On Wednesday, Starbucks Corp. Chief Executive Officer Howard Schultz announced that the world’s largest retail coffeehouse chain will begin to integrate Square Inc.’s mobile payment processing system into 7,000 of its store locations in an effort to expedite customer transactions. In addition, Starbucks will invest around $25 million into the 3-year-old Silicon Valley startup, created by Twitter Inc. co-founder Jack Dorsey, and CEO Shultz will join Square’s board of directors.
Currently, the existing Starbucks mobile payment system, an Apple Inc., iOS, and Google Inc. Android operating system smartphone application, handles slightly more than 1 million mobile payments per week. The Starbucks application (app) has processed around 60 million payments in total since its introduction.
Square’s technology, which allows businesses to process payments at a charged flat rate of 2.75 percent via an included smartphone and tablet headphone jack credit-card swiping dongle, has around 2 million merchant customers and processed around $6 billion in transactions last year.
Commencing this winter season, Starbucks will continue to accept payments from its existing mobile app along with the Pay with Square app. In addition, Square will become the sole processor of all credit and debit card transactions in all of Starbucks’s stores in the United States.

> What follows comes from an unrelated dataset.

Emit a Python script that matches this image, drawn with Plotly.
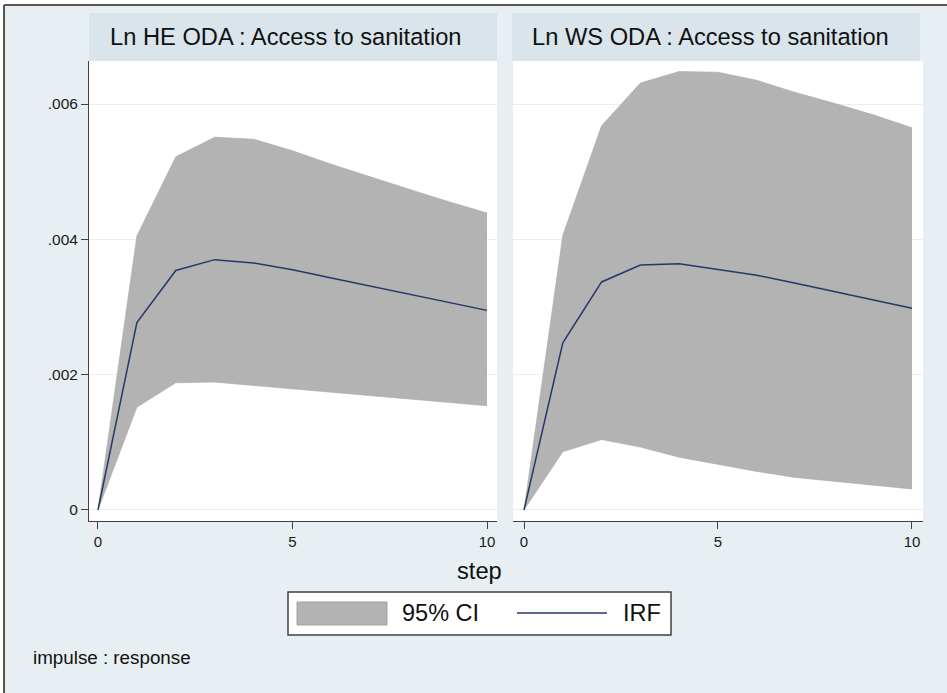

For the Square customer, unlike other mobile payment system competitors, chiefly eBay Inc.’s PayPal, Isis (a union of large telecommunication firms), Google Inc.’s Wallet, or the large credit-card companies themselves, the Pay with Square app system does not use a virtual wallet or virtualized credit cards. Rather, Square maintains a directory of the customers’ favored businesses, participating Square merchants within proximity of their smartphones, and through GPS technology bypasses the need to scan barcodes by simply billing an open “tab,” which corresponds to the user’s photo identity.
With a total of $60 billion in mobile transactions in the United States last year, expected to grow to around $170 billion during the middle part of this decade, Starbucks and Square are both aware that consumer spending behavior has evolved in unison with the technology in their lives. Inevitably, as has historically been the case with all technological advancements, there will be initial skepticism and resistance to change, then early adoption, and eventually wide-scale integration.

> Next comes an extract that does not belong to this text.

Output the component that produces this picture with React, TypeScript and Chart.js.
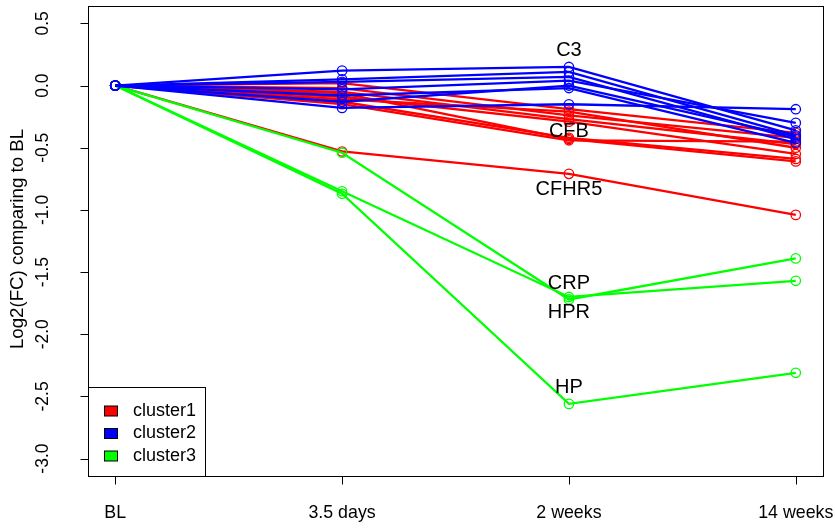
import React, { useEffect, useRef } from 'react';
import { Chart, registerables } from 'chart.js';
Chart.register(...registerables);

const timepoints = ['BL', '3.5 days', '2 weeks', '14 weeks'];
const yTickValues = [-3, -2.5, -2, -1.5, -1, -0.5, 0, 0.5];
const yTickLabels = ['-3.0', '-2.5', '-2.0', '-1.5', '-1.0', '-0.5', '0.0', '0.5'];
const yTitle = 'Log2(FC) comparing to BL';

// cluster1 (red)
const cluster1Lines = [
  [0, 0.02, -0.19, -0.38],
  [0, -0.02, -0.24, -0.42],
  [0, -0.05, -0.27, -0.47],
  [0, -0.09, -0.29, -0.55],
  [0, -0.11, -0.21, -0.50],
  [0, -0.13, -0.42, -0.59],
  [0, -0.15, -0.44, -0.45],
  [0, -0.06, -0.43, -0.61],
  [0, -0.53, -0.71, -1.04],
];
// cluster2 (blue)
const cluster2Lines = [
  [0, 0.12, 0.15, -0.36],
  [0, 0.05, 0.11, -0.40],
  [0, 0.03, 0.07, -0.43],
  [0, -0.03, 0.04, -0.30],
  [0, -0.08, -0.02, -0.46],
  [0, -0.18, -0.15, -0.19],
  [0, -0.13, 0.0, -0.41],
];
// cluster3 (green)
const cluster3Lines = [
  [0, -0.54, -1.72, -1.39],
  [0, -0.85, -1.70, -1.57],
  [0, -0.87, -2.56, -2.31],
];

const clusterNames = ['cluster1', 'cluster2', 'cluster3'];
const clusterColors = ['#FF0000', '#0000FF', '#00FF00'];

const annotationNames = ['C3', 'CFB', 'CFHR5', 'CRP', 'HPR', 'HP'];
const annotationValues = [0.15, -0.24, -0.71, -1.72, -1.70, -2.56];
const annotationAbove = [true, false, false, true, false, true];

const FONT = '"Liberation Sans", Arial, sans-serif';

const rStylePlugin = {
  id: 'rStyle',
  afterDatasetsDraw(chart: any) {
    const ctx = chart.ctx as CanvasRenderingContext2D;
    const area = chart.chartArea;
    const xs = chart.scales.x;
    const ys = chart.scales.y;
    ctx.save();
    ctx.strokeStyle = '#000';
    ctx.fillStyle = '#000';
    ctx.lineWidth = 1;

    // annotations
    ctx.font = `20px ${FONT}`;
    ctx.textAlign = 'center';
    ctx.textBaseline = 'middle';
    annotationNames.forEach((n, i) => {
      const px = xs.getPixelForValue(2);
      const py = ys.getPixelForValue(annotationValues[i]) + (annotationAbove[i] ? -16 : 16);
      ctx.fillText(n, px, py);
    });

    // box
    ctx.strokeRect(Math.round(area.left) + 0.5, Math.round(area.top) + 0.5, Math.round(area.right - area.left), Math.round(area.bottom - area.top));

    // y axis
    const y0 = ys.getPixelForValue(yTickValues[0]);
    const y1 = ys.getPixelForValue(yTickValues[yTickValues.length - 1]);
    const ax = Math.round(area.left) + 0.5;
    ctx.beginPath();
    ctx.moveTo(ax, y0);
    ctx.lineTo(ax, y1);
    yTickValues.forEach((v) => {
      const py = Math.round(ys.getPixelForValue(v)) + 0.5;
      ctx.moveTo(ax, py);
      ctx.lineTo(ax - 8, py);
    });
    ctx.stroke();
    ctx.font = `17.5px ${FONT}`;
    yTickValues.forEach((v, i) => {
      const py = ys.getPixelForValue(v);
      ctx.save();
      ctx.translate(43, py);
      ctx.rotate(-Math.PI / 2);
      ctx.textAlign = 'center';
      ctx.textBaseline = 'middle';
      ctx.fillText(yTickLabels[i], 0, 0);
      ctx.restore();
    });
    ctx.save();
    ctx.font = `18.7px ${FONT}`;
    ctx.translate(18, 239);
    ctx.rotate(-Math.PI / 2);
    ctx.textAlign = 'center';
    ctx.textBaseline = 'middle';
    ctx.fillText(yTitle, 0, 0);
    ctx.restore();

    // x axis
    const by = Math.round(area.bottom) + 0.5;
    ctx.beginPath();
    ctx.moveTo(xs.getPixelForValue(0), by);
    ctx.lineTo(xs.getPixelForValue(timepoints.length - 1), by);
    timepoints.forEach((_, i) => {
      const px = Math.round(xs.getPixelForValue(i)) + 0.5;
      ctx.moveTo(px, by);
      ctx.lineTo(px, by + 8);
    });
    ctx.stroke();
    ctx.font = `17.8px ${FONT}`;
    ctx.textAlign = 'center';
    ctx.textBaseline = 'middle';
    timepoints.forEach((t, i) => {
      ctx.fillText(t, xs.getPixelForValue(i), 513);
    });

    // legend
    const lx = Math.round(area.left) + 0.5;
    const lTop = 387.5;
    const lw = 117;
    const lh = by - lTop;
    ctx.fillStyle = '#fff';
    ctx.fillRect(lx, lTop, lw, lh);
    ctx.strokeStyle = '#000';
    ctx.strokeRect(lx, lTop, lw, lh);
    const rowY = [411, 433.5, 456];
    clusterNames.forEach((n, i) => {
      ctx.fillStyle = clusterColors[i];
      ctx.fillRect(104.5, rowY[i] - 5, 13, 10);
      ctx.strokeStyle = '#000';
      ctx.strokeRect(104.5, rowY[i] - 5, 13, 10);
      ctx.fillStyle = '#000';
      ctx.textAlign = 'left';
      ctx.textBaseline = 'middle';
      ctx.font = `18px ${FONT}`;
      ctx.fillText(n, 133, rowY[i]);
    });
    ctx.restore();
  },
};

export default function App() {
  const ref = useRef<HTMLCanvasElement | null>(null);
  useEffect(() => {
    document.body.style.margin = '0';
    const groups = [cluster1Lines, cluster2Lines, cluster3Lines];
    const datasets: any[] = [];
    groups.forEach((lines, g) => {
      lines.forEach((vals, k) => {
        datasets.push({
          label: `${clusterNames[g]}-${k + 1}`,
          data: vals.map((v, i) => ({ x: i, y: v })),
          borderColor: clusterColors[g],
          backgroundColor: 'rgba(0,0,0,0)',
          borderWidth: 2.3,
          pointRadius: 4.7,
          pointBorderWidth: 1.3,
          pointBorderColor: clusterColors[g],
          pointBackgroundColor: 'rgba(0,0,0,0)',
          tension: 0,
          fill: false,
          order: g === 1 ? 0 : g === 2 ? 1 : 2,
        });
      });
    });
    const chart = new Chart(ref.current as HTMLCanvasElement, {
      type: 'line',
      data: { datasets },
      options: {
        animation: false,
        responsive: false,
        layout: { padding: { left: 88, right: 12, top: 6, bottom: 52 } },
        scales: {
          x: { type: 'linear', min: -0.12, max: 3.12, display: false },
          y: { type: 'linear', min: -3.14, max: 0.64, display: false },
        },
        plugins: { legend: { display: false }, tooltip: { enabled: false } },
      },
      plugins: [rStylePlugin],
    });
    return () => chart.destroy();
  }, []);
  return <canvas ref={ref} width={835} height={528} style={{ display: 'block' }} />;
}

From a global macro-level perspective, in comparison to many of the established and emerging markets of Asia, the United States is still in its relative infancy with mobile payment adoption and usage. The Starbucks and Square partnership could be the catalyst needed to not only familiarize mainstream merchants and consumers with the technology but also perhaps accelerate the slow but unavoidable extinction of physical money altogether.